Merge suggestions are reviewed by data stewards with duplicate management actions, to decide whether or not to merge groups and create golden records.

The merge policy set when creating a matcher defines the confidence scores required to automatically merge groups in a variety of cases. See Automate merge and confirmation for more information about the merge policy.

Confirming golden record

As the values change in the source records, the match groups and golden records may change.

Value changes impact on unconfirmed records

Renaming a business from "Micro Soft Incorporated" to "Micro Soft" is likely to have it match and merge with an existing "Microsoft" record, if we fuzzy-match by business name. The original "Micro Soft Incorporated" golden record would then cease to exist, as it would be merged within the "Microsoft" record.

Confirming a golden record consists in "freezing" the match group to avoid having it reconsidered every time data changes.

This is typically done by a data steward with a duplicate management action. The steward manually confirms the correct match groups and fixes the incorrect match groups.

Depending on the confidence score computed for a match group, you may also want to automatically confirm the golden record to avoid having the steward reviewing all the data.

The auto-confirm policy set when creating a matcher defines the confidence score required to automatically confirm golden records.

It also allows you to set whether singletons (golden records composed of a single master record) should be automatically confirmed.

Over time, records may have the following confirmation status:

  • Not confirmed: the golden record was never confirmed by the matcher or a user.

  • Confirmed: the golden record was entirely confirmed by the matcher or a user.

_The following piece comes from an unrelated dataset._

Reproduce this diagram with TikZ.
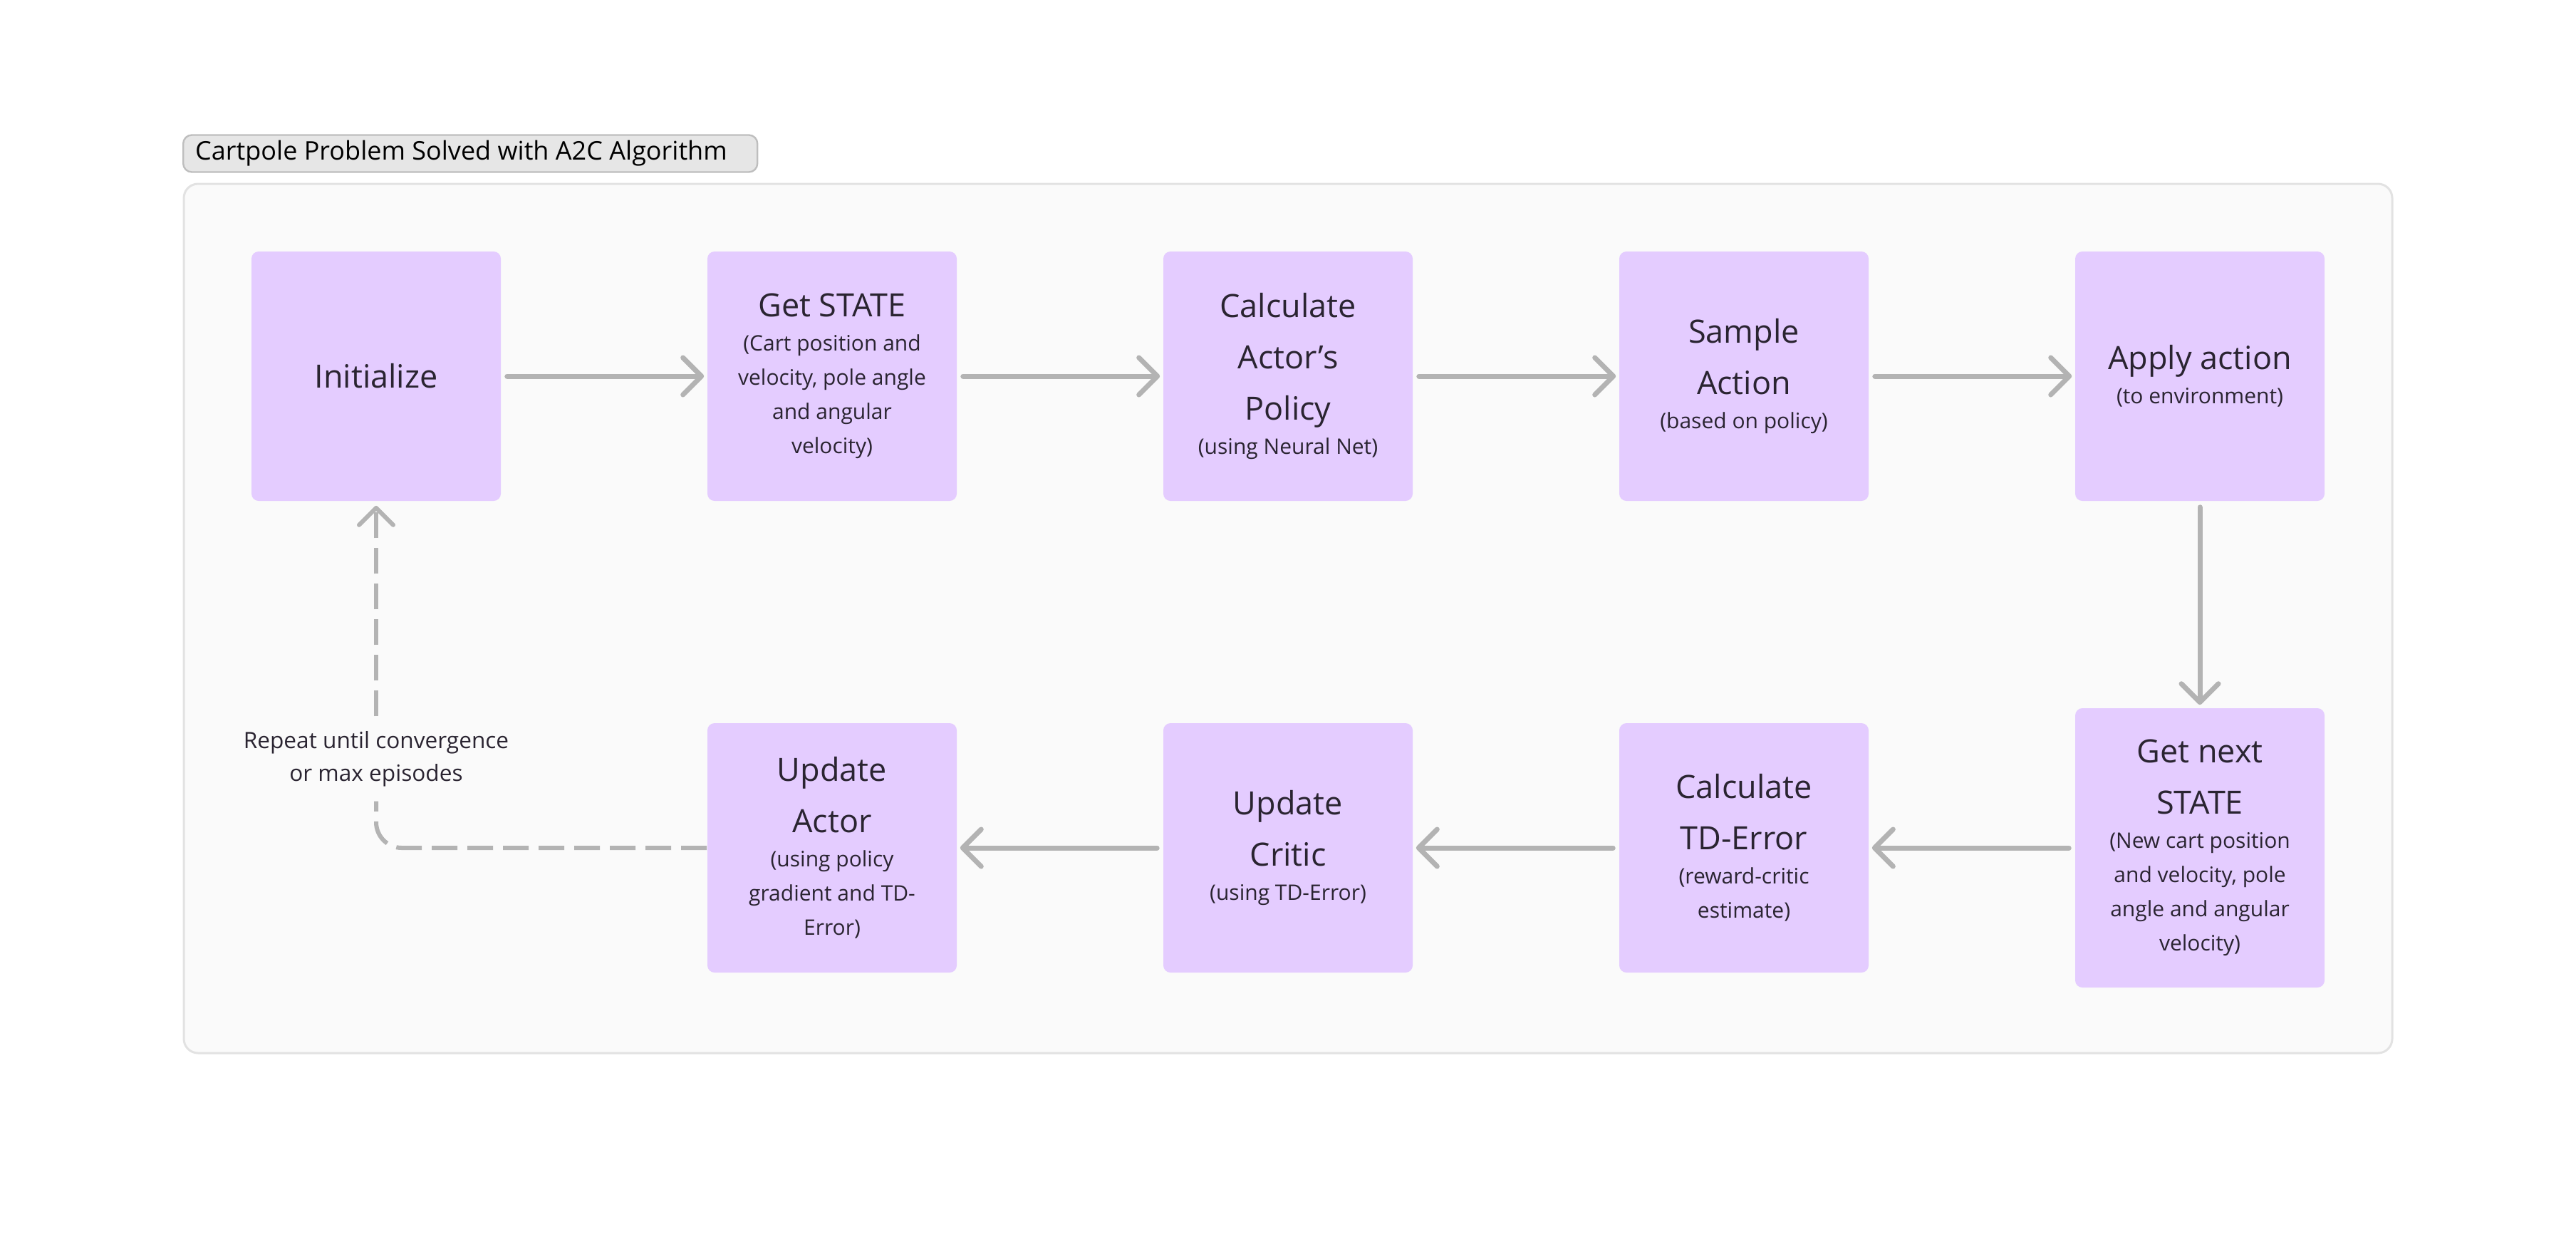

  • Partially confirmed: part of the match group that composes the golden record was confirmed by a user, but some masters in this match group are still not marked as confirmed.

  • Previously confirmed: a record that was confirmed but which group has been modified by a user.

Regardless of the confirmation status of a record, a data steward is always able, with a duplicate management action, to manually split and merge duplicates.

Consolidating and overriding values

Once multiple master records are merged in a golden record, the data from these records is consolidated into the golden record, possibly applying overrides—that is, values entered by data stewards on the data hub.

Survivorship indicates which data survives in the golden records when multiple records merge.

A survivorship rule defines, for attributes in both fuzzy-matched and ID-matched entities, how golden record values are computed. It is composed of:

  • A consolidation rule, defining how to consolidate values from duplicate records (detected by the matcher) into a single (golden) record.

  • An override rule, defining how values possibly authored by users override the consolidated value in the golden record.

A survivorship rule applies to a single attribute or to a set of attributes of a given entity. See Survivorship for more information about survivorship rules.

Golden records changes

After a golden record is created, it may be automatically joined by new master records, merged with another golden record, or become part of a suggestion. These changes in the groups may cause the consolidation/survivorship process to run and alter the values of the golden record.

The golden record life cycle is automatically handled according to the matcher and survivorship rules configured for the entity.

The automated matching process aggregates groups of records, but does not automatically split existing groups.

Data stewards have the possibility to use duplicate managers to manually review, confirm, merge, split match groups and suggestions. They can also override values for golden record values, according to the override rules.